The higher-ups want us to cut a worker's hours by 12 (28 hours a week). No amount of reasoning will change their mind, so how do we handle this situation?
posted by artisticastronaut to Work & Money (15 answers total)
This is in America, 4 people are involved here:
A: The director of the region
B: The head of the local branch, who reports to A
C: (Me) The head of a department at the local branch, who reports to B
D: The worker grunt, who reports to C
We are a business that has a sales department and department which builds the advertisements for the sales department. With the economy, sales are down and have been down throughout the year. Still, we've kept D, who builds most of the ads, employed despite obviously less work. D has spent that time learning new technologies for the web, so B and C feel the slow time has been well spent. As you can tell, D is a valued employee, works hard, contributes and is well liked in the office.
Word has come done from A that we have to cut D's hours, from 40 to 28. D will still be able to keep benefits and any accrued vacation time, but will lose about $500 a month in pay, on an already tight salary. B and C has thought of various scenarios to not have this happen, but all have been shot down, even if it's just a matter of selling ONE more ad a week. The issue doesn't seem to be one of making more money, but rather cutting expenses, with a firm eye on the bottom line. Note that we won't lose money this year, we'll just make a smaller profit.

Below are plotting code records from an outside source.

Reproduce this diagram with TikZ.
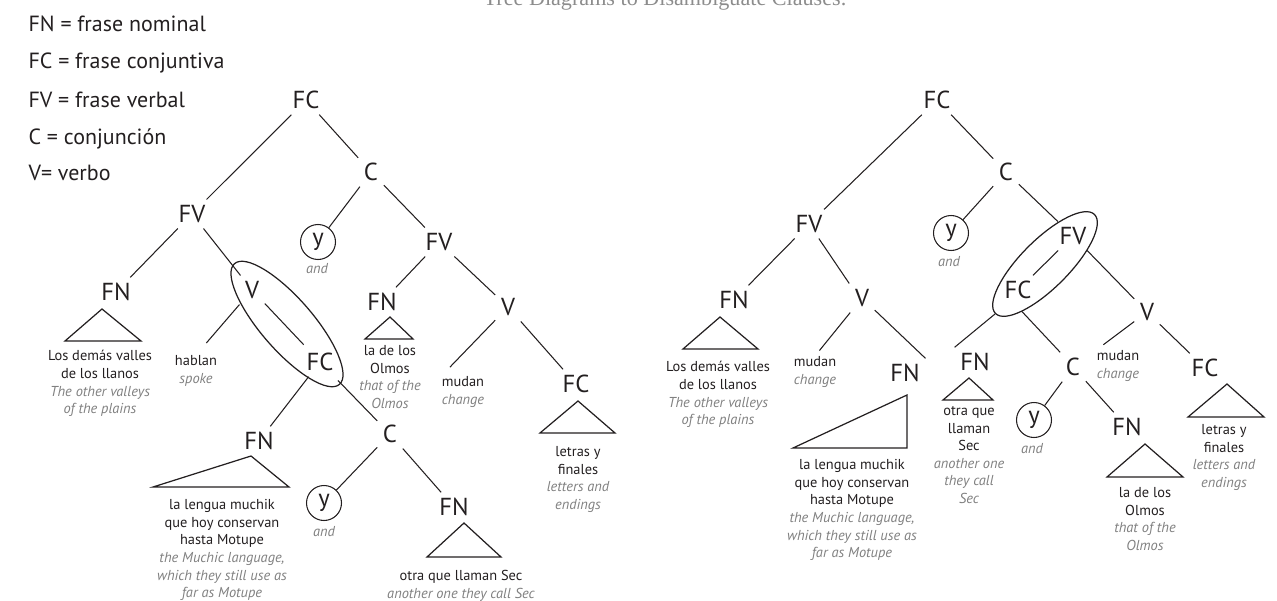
\documentclass[tikz,border=0pt]{standalone}
\usepackage{fontspec}
\setmainfont{PT Sans}
\newfontfamily\titlefont{Liberation Serif}
\usepackage{xcolor}
\usetikzlibrary{shapes.geometric}

\definecolor{ink}{HTML}{231F20}
\definecolor{glossgray}{HTML}{808080}
\definecolor{titlegray}{HTML}{8C8C8C}

\tikzset{
  cat/.style={inner sep=3pt, font=\fontsize{14}{16}\selectfont},
  leaf/.style={anchor=north, inner sep=0pt, align=center, font=\fontsize{8.2}{10}\selectfont},
  gloss/.style={inner sep=0pt, text=glossgray, font=\fontsize{8.2}{10}\selectfont\itshape},
  yc/.style={draw, circle, minimum size=0.7cm, inner sep=0pt, font=\fontsize{14}{16}\selectfont},
  oval/.style={draw, ellipse, inner sep=0pt, line width=0.7pt},
  tri/.style={line width=0.7pt},
  key/.style={anchor=base west, inner sep=0pt, font=\fontsize{12.5}{15}\selectfont}
}
\newcommand{\gl}[1]{\textcolor{glossgray}{\itshape #1}}

\begin{document}
\begin{tikzpicture}[x=0.02cm, y=-0.02cm, line width=0.6pt, color=ink]
\clip (0,0) rectangle (1277,601);
\node[anchor=base, inner sep=0pt, text=titlegray, font=\titlefont\fontsize{12.6}{15}\selectfont] (title) at (665,6) {Tree Diagrams to Disambiguate Clauses.};

% key
\node[key] (keyFN) at (28,32) {FN = frase nominal};
\node[key] (keyFC) at (28,69) {FC = frase conjuntiva};
\node[key] (keyFV) at (28,108) {FV = frase verbal};
\node[key] (keyC) at (28,145) {C = conjunción};
\node[key] (keyV) at (28,181) {V= verbo};

% left tree
\node[cat] (fcTopA) at (306,100) {FC};
\node[cat] (cA) at (371,172) {C};
\node[cat] (fvA) at (192,214) {FV};
\node[yc] (yA) at (318,242) {y};
\node[gloss] (andA) at (317,269) {and};
\node[cat] (fvA2) at (439,242) {FV};
\node[cat] (fnA) at (116,292) {FN};
\node[cat] (vA) at (252,290) {V};
\node[cat] (fcA) at (320,362) {FC};
\node[oval, minimum width=3.2cm, minimum height=1.04cm, rotate=-49] (ovA) at (287,324) {};
\node[cat] (fnA2) at (259,441) {FN};
\node[cat] (cA2) at (390,434) {C};
\node[yc] (yA2) at (324,503) {y};
\node[gloss] (andA2) at (324,532) {and};
\node[cat] (fnA3) at (454,507) {FN};
\node[cat] (fnA4) at (382,302) {FN};
\node[cat] (vA2) at (508,307) {V};
\node[cat] (fcA3) at (576,384) {FC};

\node[leaf] (leafA1) at (100,350) {Los demás valles\\de los llanos\\\gl{The other valleys}\\\gl{of the plains}};
\node[leaf] (hablan) at (196,355) {hablan\\\gl{spoke}};
\node[leaf] (leafA2) at (222,499) {la lengua muchik\\que hoy conservan\\hasta Motupe\\\gl{the Muchic language,}\\\gl{which they still use as}\\\gl{far as Motupe}};
\node[leaf] (leafA3) at (461,570) {otra que llaman Sec\\\gl{another one they call Sec}};
\node[leaf] (leafA4) at (390,345) {la de los\\Olmos\\\gl{that of the}\\\gl{Olmos}};
\node[leaf] (mudanA) at (463,376) {mudan\\\gl{change}};
\node[leaf] (leafA5) at (578,446) {letras y\\finales\\\gl{letters and}\\\gl{endings}};

\draw[tri] (102,309) -- (65,341) -- (141,341) -- cycle;
\draw[tri] (251,456) -- (153,487) -- (289,487) -- cycle;
\draw[tri] (464,523) -- (427,557) -- (501,557) -- cycle;
\draw[tri] (390,317) -- (365,339) -- (413,339) -- cycle;
\draw[tri] (578,401) -- (540,433) -- (615,433) -- cycle;

\draw (fcTopA) -- (fvA);
\draw (fcTopA) -- (cA);
\draw (cA) -- (yA);
\draw (cA) -- (fvA2);
\draw (fvA) -- (fnA);
\draw (fvA) -- (vA);
\draw[shorten >=9pt] (vA) -- (hablan.north);
\draw[shorten >=2pt] (vA) -- (fcA);
\draw (fcA) -- (fnA2);
\draw[shorten <=3pt] (fcA) -- (cA2);
\draw (cA2) -- (yA2);
\draw (cA2) -- (fnA3);
\draw (fvA2) -- (fnA4);
\draw (fvA2) -- (vA2);
\draw[shorten >=7pt] (vA2) -- (mudanA.north west);
\draw (vA2) -- (fcA3);

% right tree
\node[cat] (fcTopB) at (937,100) {FC};
\node[cat] (cB) at (1006,172) {C};
\node[cat] (fvB) at (809,224) {FV};
\node[yc] (yB) at (951,233) {y};
\node[gloss] (andB) at (949,262) {and};
\node[cat] (fvB2) at (1073,236) {FV};
\node[cat] (fcB) at (1018,290) {FC};
\node[oval, minimum width=2.8cm, minimum height=0.96cm, rotate=45] (ovB) at (1045,264) {};
\node[cat] (fnB) at (734,300) {FN};
\node[cat] (vB) at (862,298) {V};
\node[cat] (fnB2) at (905,373) {FN};
\node[cat] (fnB3) at (975,362) {FN};
\node[cat] (cB2) at (1073,367) {C};
\node[yc] (yB2) at (1034,420) {y};
\node[gloss] (andB2) at (1032,449) {and};
\node[cat] (fnB4) at (1127,427) {FN};
\node[cat] (vB2) at (1147,312) {V};
\node[cat] (fcB3) at (1205,368) {FC};

\node[leaf] (leafB1) at (718,361) {Los demás valles\\de los llanos\\\gl{The other valleys}\\\gl{of the plains}};
\node[leaf] (mudanB) at (815,356) {mudan\\\gl{change}};
\node[leaf] (leafB2) at (852,459) {la lengua muchik\\que hoy conservan\\hasta Motupe\\\gl{the Muchic language,}\\\gl{which they still use as}\\\gl{far as Motupe}};
\node[leaf] (leafB3) at (969,406) {otra que\\llaman\\Sec\\\gl{another one}\\\gl{they call}\\\gl{Sec}};
\node[leaf] (leafB4) at (1145,487) {la de los\\Olmos\\\gl{that of the}\\\gl{Olmos}};
\node[leaf] (mudanB2) at (1118,350) {mudan\\\gl{change}};
\node[leaf] (leafB5) at (1224,424) {letras y\\finales\\\gl{letters and}\\\gl{endings}};

\draw[tri] (720,317) -- (683,349) -- (758,349) -- cycle;
\draw[tri] (907,395) -- (907,448) -- (793,448) -- cycle;
\draw[tri] (969,378) -- (943,400) -- (993,400) -- cycle;
\draw[tri] (1145,444) -- (1107,477) -- (1183,477) -- cycle;
\draw[tri] (1227,384) -- (1188,417) -- (1264,417) -- cycle;

\draw (fcTopB) -- (fvB);
\draw (fcTopB) -- (cB);
\draw (cB) -- (yB);
\draw (cB) -- (fvB2);
\draw (fvB) -- (fnB);
\draw (fvB) -- (vB.north west);
\draw[shorten >=4pt] (vB) -- (mudanB.north);
\draw (vB) -- (fnB2.north east);
\draw (fvB2) -- (fcB);
\draw (fvB2) -- (vB2);
\draw (ovB.west) -- (fnB3.north west);
\draw (ovB.south west) -- (cB2.north west);
\draw (cB2) -- (yB2);
\draw (cB2) -- (fnB4);
\draw[shorten >=5pt] (vB2) -- (mudanB2.north west);
\draw (vB2) -- (fcB3);
\end{tikzpicture}
\end{document}
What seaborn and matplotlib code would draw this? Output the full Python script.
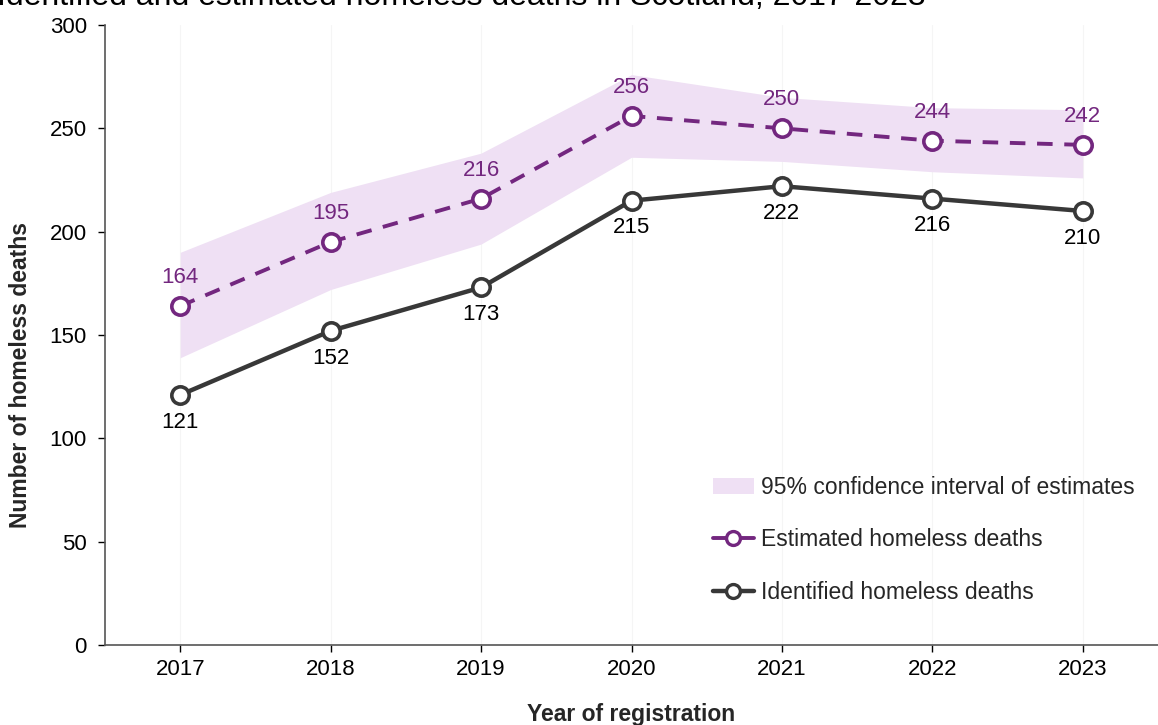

Let me repeat, not cutting D's hours is not an option, sheer reasoning doesn't work, the corporation as a whole wants to cut expenses and has picked those who build ads as one way to do this. They've made this cuts throughout the company, we're one of the last hold outs.
B has been quietly pressured about this since the beginning of the year and resisted, but now it's coming to a head, as B has relayed to C (me) this past week what's going to happen and that it's probably going to happen this coming week.
Questions, concerning D:
Whats the best way to tell this to D? Obviously the general tone is one of sorrow, as it's a matter of the economy and hey, you still get to keep benefits, etc, etc. I've thought of a new schedule for D that would give them time off during the week to pursue freelance work and give them more time with their spouse and we're trying to give a month's notice before the change in salary kicks in, but is there anything else you can think of doing that will dull this impact or baring that smooth it over so that D isn't too angry and resentful?
D is a bit of a drama queen and oversharer, so this bound to be taken hard, a huge crying scene is expected, but we're ok with that, because hey, it totally fucking sucks, D has a right to be upset and fume, but we can't have it impact the work long term.
Questions, concerning C (me):
I've known about this for a week now and I'm finding it hard to act normal knowing that I'm about to hurt another human being and that there isn't much I can do to prevent it, even as hear how D and the spouse have decided to splurge on X, because hey, it's been a while since they've done that. This may well cost D her house and almost certainly will cost the generally good daily working relationship we have (D and I work in one room). How do people deal with these sort of stresses, both as a manager and as a human being?